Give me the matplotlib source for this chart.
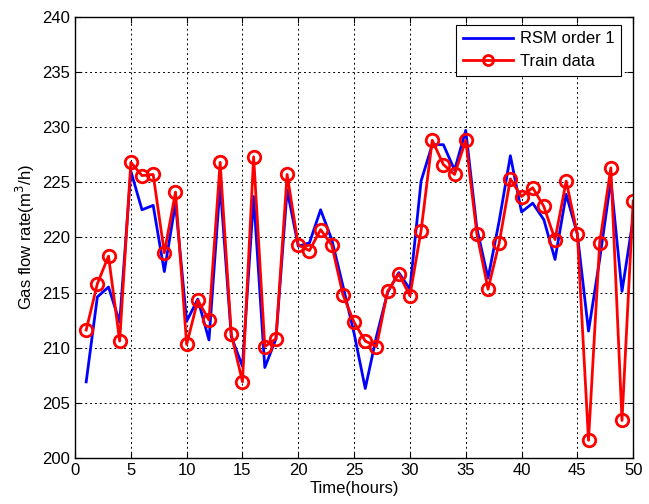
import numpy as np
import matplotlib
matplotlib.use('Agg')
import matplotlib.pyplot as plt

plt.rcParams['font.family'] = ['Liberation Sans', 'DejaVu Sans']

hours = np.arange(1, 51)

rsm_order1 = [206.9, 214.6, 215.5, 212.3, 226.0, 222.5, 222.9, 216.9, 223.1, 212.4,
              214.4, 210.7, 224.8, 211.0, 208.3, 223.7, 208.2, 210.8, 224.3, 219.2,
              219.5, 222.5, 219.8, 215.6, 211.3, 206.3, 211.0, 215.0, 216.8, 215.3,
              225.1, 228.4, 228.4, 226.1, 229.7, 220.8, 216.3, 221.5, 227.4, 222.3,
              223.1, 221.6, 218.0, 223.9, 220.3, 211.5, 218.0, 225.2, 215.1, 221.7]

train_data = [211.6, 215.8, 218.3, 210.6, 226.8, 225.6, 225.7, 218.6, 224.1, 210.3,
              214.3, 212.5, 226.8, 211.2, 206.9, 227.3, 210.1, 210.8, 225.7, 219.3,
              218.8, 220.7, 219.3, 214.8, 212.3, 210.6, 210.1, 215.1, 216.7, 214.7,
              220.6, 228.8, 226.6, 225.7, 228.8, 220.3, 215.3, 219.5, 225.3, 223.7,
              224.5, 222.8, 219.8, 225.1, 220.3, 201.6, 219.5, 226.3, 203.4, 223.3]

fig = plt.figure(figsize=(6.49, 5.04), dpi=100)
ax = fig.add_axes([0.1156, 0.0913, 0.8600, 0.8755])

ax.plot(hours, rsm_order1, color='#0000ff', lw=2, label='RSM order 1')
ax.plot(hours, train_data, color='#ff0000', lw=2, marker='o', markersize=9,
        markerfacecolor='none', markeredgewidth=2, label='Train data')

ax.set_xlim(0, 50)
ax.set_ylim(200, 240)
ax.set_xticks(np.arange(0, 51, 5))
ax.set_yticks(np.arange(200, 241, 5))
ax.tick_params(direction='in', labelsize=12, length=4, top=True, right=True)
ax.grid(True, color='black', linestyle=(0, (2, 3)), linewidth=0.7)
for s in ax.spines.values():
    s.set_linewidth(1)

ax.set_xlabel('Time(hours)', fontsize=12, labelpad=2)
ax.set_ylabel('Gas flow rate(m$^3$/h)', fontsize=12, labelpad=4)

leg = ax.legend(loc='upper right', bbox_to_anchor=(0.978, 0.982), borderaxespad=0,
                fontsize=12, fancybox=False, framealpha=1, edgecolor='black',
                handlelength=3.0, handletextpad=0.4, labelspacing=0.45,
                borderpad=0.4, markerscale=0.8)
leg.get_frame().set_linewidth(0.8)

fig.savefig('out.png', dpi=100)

▸ **GOAL OF THE EXERCISE**
Count how many lines above contain the word "matplotlib". Reply with the number alone.

▸ **CORRECT RESPONSE**
4